— Begin —

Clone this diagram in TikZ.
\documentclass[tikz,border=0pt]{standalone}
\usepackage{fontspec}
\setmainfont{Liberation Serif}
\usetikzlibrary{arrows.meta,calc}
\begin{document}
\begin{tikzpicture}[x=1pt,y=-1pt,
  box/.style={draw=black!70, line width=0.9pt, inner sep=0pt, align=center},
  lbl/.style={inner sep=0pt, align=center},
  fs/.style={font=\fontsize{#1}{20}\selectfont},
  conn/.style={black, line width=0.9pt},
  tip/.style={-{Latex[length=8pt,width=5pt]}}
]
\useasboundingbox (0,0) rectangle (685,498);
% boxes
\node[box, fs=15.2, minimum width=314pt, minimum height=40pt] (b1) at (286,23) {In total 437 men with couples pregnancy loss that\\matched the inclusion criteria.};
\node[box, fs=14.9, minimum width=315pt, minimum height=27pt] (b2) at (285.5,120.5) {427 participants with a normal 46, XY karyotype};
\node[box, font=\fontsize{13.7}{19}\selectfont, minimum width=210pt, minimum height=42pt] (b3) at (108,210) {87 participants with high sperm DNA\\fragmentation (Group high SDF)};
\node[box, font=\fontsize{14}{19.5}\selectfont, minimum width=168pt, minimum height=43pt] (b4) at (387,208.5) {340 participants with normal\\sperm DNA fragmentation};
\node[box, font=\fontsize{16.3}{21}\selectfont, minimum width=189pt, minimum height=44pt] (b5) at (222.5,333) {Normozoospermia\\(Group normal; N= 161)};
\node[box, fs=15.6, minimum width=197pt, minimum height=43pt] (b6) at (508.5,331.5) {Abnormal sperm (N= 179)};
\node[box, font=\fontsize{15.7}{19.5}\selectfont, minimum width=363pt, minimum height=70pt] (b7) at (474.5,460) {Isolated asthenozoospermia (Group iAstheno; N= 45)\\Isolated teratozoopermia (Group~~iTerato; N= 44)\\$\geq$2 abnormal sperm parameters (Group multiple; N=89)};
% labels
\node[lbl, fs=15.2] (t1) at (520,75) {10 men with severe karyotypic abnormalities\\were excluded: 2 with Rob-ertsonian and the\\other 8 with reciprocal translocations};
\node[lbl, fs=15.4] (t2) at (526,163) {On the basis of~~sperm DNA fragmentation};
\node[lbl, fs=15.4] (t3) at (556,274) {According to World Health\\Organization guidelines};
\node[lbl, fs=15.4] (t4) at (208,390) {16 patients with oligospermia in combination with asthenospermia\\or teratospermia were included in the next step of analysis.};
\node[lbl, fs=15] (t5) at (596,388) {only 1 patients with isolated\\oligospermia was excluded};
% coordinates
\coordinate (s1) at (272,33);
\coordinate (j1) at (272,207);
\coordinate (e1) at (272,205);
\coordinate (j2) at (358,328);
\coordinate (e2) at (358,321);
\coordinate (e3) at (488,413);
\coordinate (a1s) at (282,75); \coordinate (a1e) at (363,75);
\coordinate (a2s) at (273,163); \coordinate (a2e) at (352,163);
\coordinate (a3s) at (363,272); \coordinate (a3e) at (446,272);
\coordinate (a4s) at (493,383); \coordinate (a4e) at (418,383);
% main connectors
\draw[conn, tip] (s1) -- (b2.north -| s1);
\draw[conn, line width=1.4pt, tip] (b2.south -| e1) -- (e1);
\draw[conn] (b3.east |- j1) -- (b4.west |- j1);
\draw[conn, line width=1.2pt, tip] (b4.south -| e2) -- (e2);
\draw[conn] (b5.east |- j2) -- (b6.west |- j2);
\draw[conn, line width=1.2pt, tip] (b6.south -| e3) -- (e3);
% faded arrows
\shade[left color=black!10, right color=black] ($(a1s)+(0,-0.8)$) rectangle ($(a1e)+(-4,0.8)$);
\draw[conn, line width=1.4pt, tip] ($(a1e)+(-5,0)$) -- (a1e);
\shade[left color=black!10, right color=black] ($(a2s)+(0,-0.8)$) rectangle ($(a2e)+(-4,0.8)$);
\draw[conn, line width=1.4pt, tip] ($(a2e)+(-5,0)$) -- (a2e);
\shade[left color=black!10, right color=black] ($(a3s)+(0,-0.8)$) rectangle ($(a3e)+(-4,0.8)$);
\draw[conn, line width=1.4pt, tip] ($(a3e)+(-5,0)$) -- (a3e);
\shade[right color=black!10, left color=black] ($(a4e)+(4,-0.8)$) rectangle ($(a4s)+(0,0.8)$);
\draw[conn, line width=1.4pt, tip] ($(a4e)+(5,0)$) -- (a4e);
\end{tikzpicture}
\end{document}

— End —

* [TASK INSTRUCTIONS]:
Your task is to output all of the data above word for word.

* [TASK SOLUTION]:
Clone this diagram in TikZ.
\documentclass[tikz,border=0pt]{standalone}
\usepackage{fontspec}
\setmainfont{Liberation Serif}
\usetikzlibrary{arrows.meta,calc}
\begin{document}
\begin{tikzpicture}[x=1pt,y=-1pt,
  box/.style={draw=black!70, line width=0.9pt, inner sep=0pt, align=center},
  lbl/.style={inner sep=0pt, align=center},
  fs/.style={font=\fontsize{#1}{20}\selectfont},
  conn/.style={black, line width=0.9pt},
  tip/.style={-{Latex[length=8pt,width=5pt]}}
]
\useasboundingbox (0,0) rectangle (685,498);
% boxes
\node[box, fs=15.2, minimum width=314pt, minimum height=40pt] (b1) at (286,23) {In total 437 men with couples pregnancy loss that\\matched the inclusion criteria.};
\node[box, fs=14.9, minimum width=315pt, minimum height=27pt] (b2) at (285.5,120.5) {427 participants with a normal 46, XY karyotype};
\node[box, font=\fontsize{13.7}{19}\selectfont, minimum width=210pt, minimum height=42pt] (b3) at (108,210) {87 participants with high sperm DNA\\fragmentation (Group high SDF)};
\node[box, font=\fontsize{14}{19.5}\selectfont, minimum width=168pt, minimum height=43pt] (b4) at (387,208.5) {340 participants with normal\\sperm DNA fragmentation};
\node[box, font=\fontsize{16.3}{21}\selectfont, minimum width=189pt, minimum height=44pt] (b5) at (222.5,333) {Normozoospermia\\(Group normal; N= 161)};
\node[box, fs=15.6, minimum width=197pt, minimum height=43pt] (b6) at (508.5,331.5) {Abnormal sperm (N= 179)};
\node[box, font=\fontsize{15.7}{19.5}\selectfont, minimum width=363pt, minimum height=70pt] (b7) at (474.5,460) {Isolated asthenozoospermia (Group iAstheno; N= 45)\\Isolated teratozoopermia (Group~~iTerato; N= 44)\\$\geq$2 abnormal sperm parameters (Group multiple; N=89)};
% labels
\node[lbl, fs=15.2] (t1) at (520,75) {10 men with severe karyotypic abnormalities\\were excluded: 2 with Rob-ertsonian and the\\other 8 with reciprocal translocations};
\node[lbl, fs=15.4] (t2) at (526,163) {On the basis of~~sperm DNA fragmentation};
\node[lbl, fs=15.4] (t3) at (556,274) {According to World Health\\Organization guidelines};
\node[lbl, fs=15.4] (t4) at (208,390) {16 patients with oligospermia in combination with asthenospermia\\or teratospermia were included in the next step of analysis.};
\node[lbl, fs=15] (t5) at (596,388) {only 1 patients with isolated\\oligospermia was excluded};
% coordinates
\coordinate (s1) at (272,33);
\coordinate (j1) at (272,207);
\coordinate (e1) at (272,205);
\coordinate (j2) at (358,328);
\coordinate (e2) at (358,321);
\coordinate (e3) at (488,413);
\coordinate (a1s) at (282,75); \coordinate (a1e) at (363,75);
\coordinate (a2s) at (273,163); \coordinate (a2e) at (352,163);
\coordinate (a3s) at (363,272); \coordinate (a3e) at (446,272);
\coordinate (a4s) at (493,383); \coordinate (a4e) at (418,383);
% main connectors
\draw[conn, tip] (s1) -- (b2.north -| s1);
\draw[conn, line width=1.4pt, tip] (b2.south -| e1) -- (e1);
\draw[conn] (b3.east |- j1) -- (b4.west |- j1);
\draw[conn, line width=1.2pt, tip] (b4.south -| e2) -- (e2);
\draw[conn] (b5.east |- j2) -- (b6.west |- j2);
\draw[conn, line width=1.2pt, tip] (b6.south -| e3) -- (e3);
% faded arrows
\shade[left color=black!10, right color=black] ($(a1s)+(0,-0.8)$) rectangle ($(a1e)+(-4,0.8)$);
\draw[conn, line width=1.4pt, tip] ($(a1e)+(-5,0)$) -- (a1e);
\shade[left color=black!10, right color=black] ($(a2s)+(0,-0.8)$) rectangle ($(a2e)+(-4,0.8)$);
\draw[conn, line width=1.4pt, tip] ($(a2e)+(-5,0)$) -- (a2e);
\shade[left color=black!10, right color=black] ($(a3s)+(0,-0.8)$) rectangle ($(a3e)+(-4,0.8)$);
\draw[conn, line width=1.4pt, tip] ($(a3e)+(-5,0)$) -- (a3e);
\shade[right color=black!10, left color=black] ($(a4e)+(4,-0.8)$) rectangle ($(a4s)+(0,0.8)$);
\draw[conn, line width=1.4pt, tip] ($(a4e)+(5,0)$) -- (a4e);
\end{tikzpicture}
\end{document}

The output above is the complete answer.